Mike Kaplon, an accounting and economics student from Morristown, N.J., said gun-control advocates haven't made a good case that new laws would reduce gun violence. He decided to get active in opposing gun control after last year's mass shooting of first-graders at a school in Newtown, Conn.
"There's always going to be a nut job able to get a gun," said Kaplon, who identifies himself as a Republican-leaning libertarian. "It happens. It's life."
Walden Miller, a 57-year-old Democrat from Louisville, Colo., thinks the government is safeguarding Second Amendment rights a little too much.
"They are protecting the rights quite well," he said with a laugh. "I think there should be more control over the availability and licensing of guns -- which is the opposite."
Laverne Hawkins, 60, a Democratic retiree in Milwaukee who works as baby sitter, was frustrated that President Barack Obama hadn't done more to stanch gun violence.
"I love the president -- don't get me wrong," she said. "But I just don't feel like he's standing up like he should with getting all this violence straightened out."
Obama made a big push for tighter gun laws in the aftermath of the Newtown shooting, which left 20 elementary schoolchildren and six adults dead, but the legislation fell flat in Congress and has been stalled ever since.
After Monday's shooting at the Navy Yard, the president's spokesman said Obama remained committed to strengthening gun laws. But there was little expectation of movement in Congress.
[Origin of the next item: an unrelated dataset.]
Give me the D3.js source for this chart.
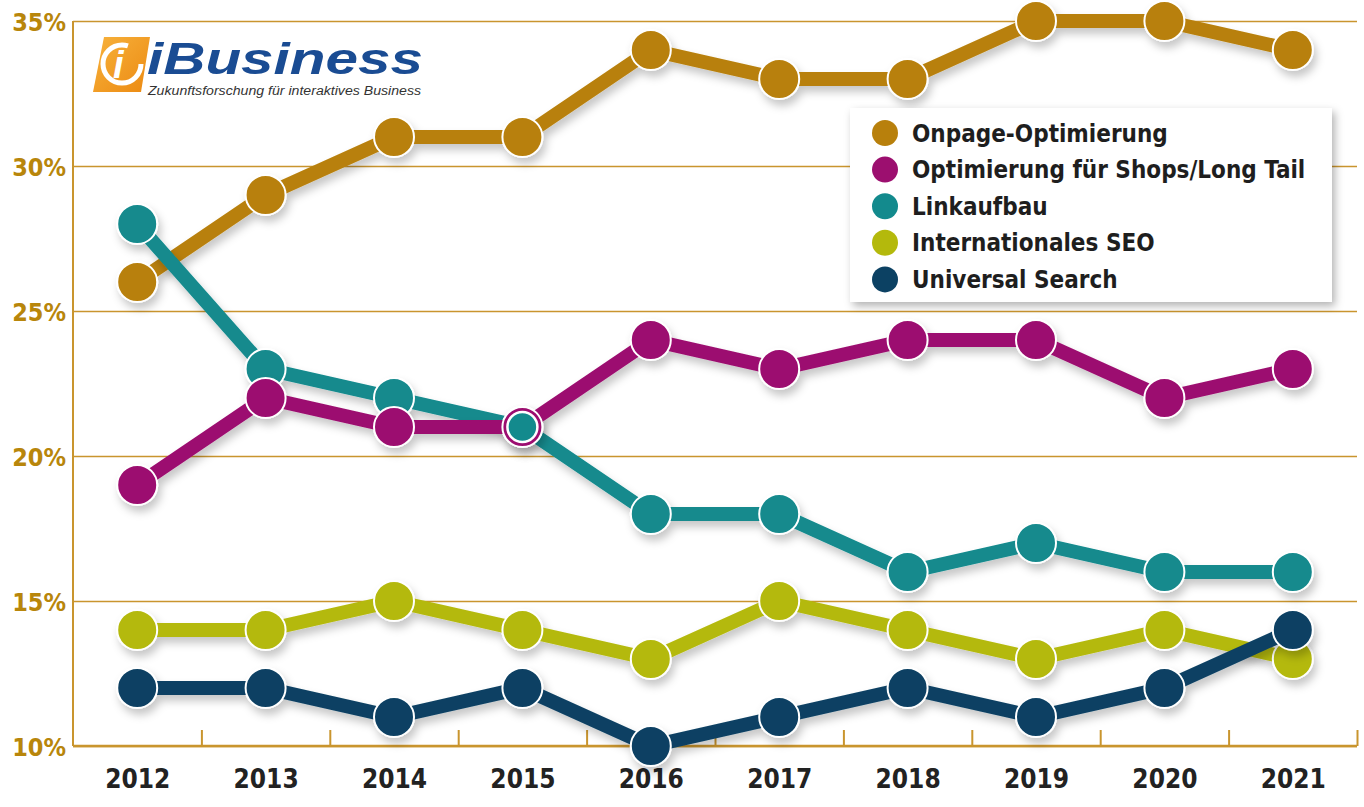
<!DOCTYPE html>
<html>
<head>
<meta charset="utf-8">
<script src="https://cdn.jsdelivr.net/npm/d3@7"></script>
<style>
  html, body { margin: 0; padding: 0; background: #fff; }
  svg { display: block; }
  .axis-y text { fill: #b8860b; font-family: "DejaVu Sans Condensed", "DejaVu Sans", sans-serif; font-weight: bold; font-size: 25px; }
  .axis-x text { fill: #222; font-family: "DejaVu Sans Condensed", "DejaVu Sans", sans-serif; font-weight: bold; font-size: 26px; }
  .legend text { fill: #1e1e1e; font-family: "DejaVu Sans Condensed", "DejaVu Sans", sans-serif; font-weight: bold; font-size: 24px; }
</style>
</head>
<body>
<div id="chart"></div>
<script>
const years = [2012, 2013, 2014, 2015, 2016, 2017, 2018, 2019, 2020, 2021];
const yTicks = [10, 15, 20, 25, 30, 35];

const seriesNames = ['Onpage-Optimierung', 'Optimierung für Shops/Long Tail', 'Linkaufbau', 'Internationales SEO', 'Universal Search'];
const seriesColors = ['#b8800c', '#9c0f6f', '#138a8d', '#b4b90c', '#0c4163'];

const onpage = [26, 29, 31, 31, 34, 33, 33, 35, 35, 34];
const shops = [19, 22, 21, 21, 24, 23, 24, 24, 22, 23];
const linkaufbau = [28, 23, 22, 21, 18, 18, 16, 17, 16, 16];
const international = [14, 14, 15, 14, 13, 15, 14, 13, 14, 13];
const universal = [12, 12, 11, 12, 10, 11, 12, 11, 12, 14];

const seriesValues = [onpage, shops, linkaufbau, international, universal];
// paint order: bottom to top
const drawOrder = [0, 3, 4, 2, 1];

const W = 1364, H = 807;
const margin = { top: 21, right: 7, bottom: 61, left: 73 };
const width = W - margin.left - margin.right;
const height = H - margin.top - margin.bottom;

const svg = d3.select('#chart').append('svg')
  .attr('width', W)
  .attr('height', H);

const defs = svg.append('defs');
const shadow = defs.append('filter').attr('id', 'shadow')
  .attr('x', '-20%').attr('y', '-20%').attr('width', '140%').attr('height', '160%');
shadow.append('feDropShadow')
  .attr('dx', 3).attr('dy', 6).attr('stdDeviation', 4)
  .attr('flood-color', '#000').attr('flood-opacity', 0.22);

const boxShadow = defs.append('filter').attr('id', 'boxshadow')
  .attr('x', '-10%').attr('y', '-10%').attr('width', '120%').attr('height', '130%');
boxShadow.append('feDropShadow')
  .attr('dx', 3).attr('dy', 4).attr('stdDeviation', 4)
  .attr('flood-color', '#000').attr('flood-opacity', 0.3);

const logoGrad = defs.append('linearGradient').attr('id', 'logograd')
  .attr('x1', 0).attr('y1', 0).attr('x2', 1).attr('y2', 1);
logoGrad.append('stop').attr('offset', '0%').attr('stop-color', '#f7b23c');
logoGrad.append('stop').attr('offset', '100%').attr('stop-color', '#ec8a12');

const chart = svg.append('g')
  .attr('transform', `translate(${margin.left}, ${margin.top})`);

// scales
const xScale = d3.scalePoint().domain(years).range([0, width]).padding(0.5);
const xBounds = d3.scaleLinear().domain([0, years.length]).range([0, width]);
const yScale = d3.scaleLinear().domain([10, 35]).range([height, 0]);

// y axis + grid
const yAxis = chart.append('g')
  .attr('class', 'axis axis-y')
  .call(d3.axisLeft(yScale).tickValues(yTicks).tickFormat(d => d + '%').tickSize(-width).tickPadding(7));
yAxis.select('.domain').remove();
yAxis.selectAll('.tick line').attr('stroke', '#c9952e').attr('stroke-width', 1.6);
yAxis.selectAll('.tick text').attr('dy', '0.36em');

chart.append('line')
  .attr('x1', 0).attr('x2', 0)
  .attr('y1', yScale(35)).attr('y2', height)
  .attr('stroke', '#c9952e').attr('stroke-width', 2);

// x axis: tick marks between years
const xTickAxis = chart.append('g')
  .attr('class', 'axis axis-xticks')
  .attr('transform', `translate(0, ${height})`)
  .call(d3.axisBottom(xBounds).tickValues(d3.range(1, years.length + 1)).tickSize(-16).tickFormat(''));
xTickAxis.select('.domain').remove();
xTickAxis.selectAll('.tick line').attr('stroke', '#c9952e').attr('stroke-width', 2);

chart.append('line')
  .attr('x1', 0).attr('x2', width)
  .attr('y1', height).attr('y2', height)
  .attr('stroke', '#c9952e').attr('stroke-width', 2.5);

const xAxis = chart.append('g')
  .attr('class', 'axis axis-x')
  .attr('transform', `translate(0, ${height})`)
  .call(d3.axisBottom(xScale).tickSize(0).tickPadding(24));
xAxis.select('.domain').remove();

// series
const line = d3.line()
  .x((d, i) => xScale(years[i]))
  .y(d => yScale(d));

drawOrder.forEach(s => {
  const g = chart.append('g').attr('class', 'series').attr('filter', 'url(#shadow)');
  g.append('path')
    .datum(seriesValues[s])
    .attr('fill', 'none')
    .attr('stroke', seriesColors[s])
    .attr('stroke-width', 14)
    .attr('stroke-linejoin', 'round')
    .attr('d', line);
  g.selectAll('circle')
    .data(seriesValues[s])
    .enter()
    .append('circle')
    .attr('cx', (d, i) => xScale(years[i]))
    .attr('cy', d => yScale(d))
    .attr('r', 20)
    .attr('fill', seriesColors[s])
    .attr('stroke', '#fff')
    .attr('stroke-width', 2);
});

// where Linkaufbau meets Shops, show it as an inner dot
const overlap = years.map((y, i) => ({ year: y, v: linkaufbau[i], same: linkaufbau[i] === shops[i] }))
  .filter(d => d.same);
chart.append('g').selectAll('circle')
  .data(overlap)
  .enter()
  .append('circle')
  .attr('cx', d => xScale(d.year))
  .attr('cy', d => yScale(d.v))
  .attr('r', 15)
  .attr('fill', seriesColors[2])
  .attr('stroke', '#fff')
  .attr('stroke-width', 2.5);

// legend
const legend = svg.append('g').attr('class', 'legend');
legend.append('rect')
  .attr('x', 850).attr('y', 108)
  .attr('width', 482).attr('height', 194)
  .attr('fill', '#fff')
  .attr('filter', 'url(#boxshadow)');
const items = legend.selectAll('g.item')
  .data(seriesNames)
  .enter()
  .append('g')
  .attr('class', 'item')
  .attr('transform', (d, i) => `translate(885, ${133 + i * 36.6})`);
items.append('circle')
  .attr('r', 13)
  .attr('fill', (d, i) => seriesColors[i]);
items.append('text')
  .attr('x', 27)
  .attr('dy', '0.36em')
  .text(d => d);

// logo
const logo = svg.append('g').attr('class', 'logo');
logo.append('path')
  .attr('d', 'M104,37 L150,37 L141,92 L93,92 Z')
  .attr('fill', 'url(#logograd)');
logo.append('circle')
  .attr('cx', 122).attr('cy', 64).attr('r', 19)
  .attr('fill', 'none').attr('stroke', '#fff').attr('stroke-width', 5)
  .attr('stroke-dasharray', '95 25');
logo.append('text')
  .attr('x', 113).attr('y', 78)
  .attr('fill', '#fff')
  .attr('font-family', 'Liberation Sans, Arial, sans-serif')
  .attr('font-weight', 'bold').attr('font-style', 'italic')
  .attr('font-size', 38)
  .text('i');
logo.append('text')
  .attr('x', 147).attr('y', 74)
  .attr('fill', '#1a4c93')
  .attr('font-family', 'Liberation Sans, Arial, sans-serif')
  .attr('font-weight', 'bold').attr('font-style', 'italic')
  .attr('font-size', 45)
  .attr('textLength', 276).attr('lengthAdjust', 'spacingAndGlyphs')
  .text('iBusiness');
logo.append('text')
  .attr('x', 148).attr('y', 95)
  .attr('fill', '#333')
  .attr('font-family', 'Liberation Sans, Arial, sans-serif')
  .attr('font-style', 'italic')
  .attr('font-size', 12)
  .attr('textLength', 273).attr('lengthAdjust', 'spacingAndGlyphs')
  .text('Zukunftsforschung für interaktives Business');
</script>
</body>
</html>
As the Obama administration advocates stricter regulation, namely a ban on assault rifles like the one used in Newtown and universal background checks for people purchasing guns, the country is witnessing a movement among state legislators to countermand federal laws on gun control.
New York and Connecticut have already broken with federal standards and enacted stricter laws, while on the other end of the spectrum the Missouri legislature fell just a vote short of nullifying a series of gun-control measures.
A Boston University study published on Sept. 12 found a "robust" relationship -- but not a causal link -- between rates of gun ownership and firearm homicide across all 50 states.
Results from the full AP-NORC survey have a margin of error of plus or minus 4 percentage points.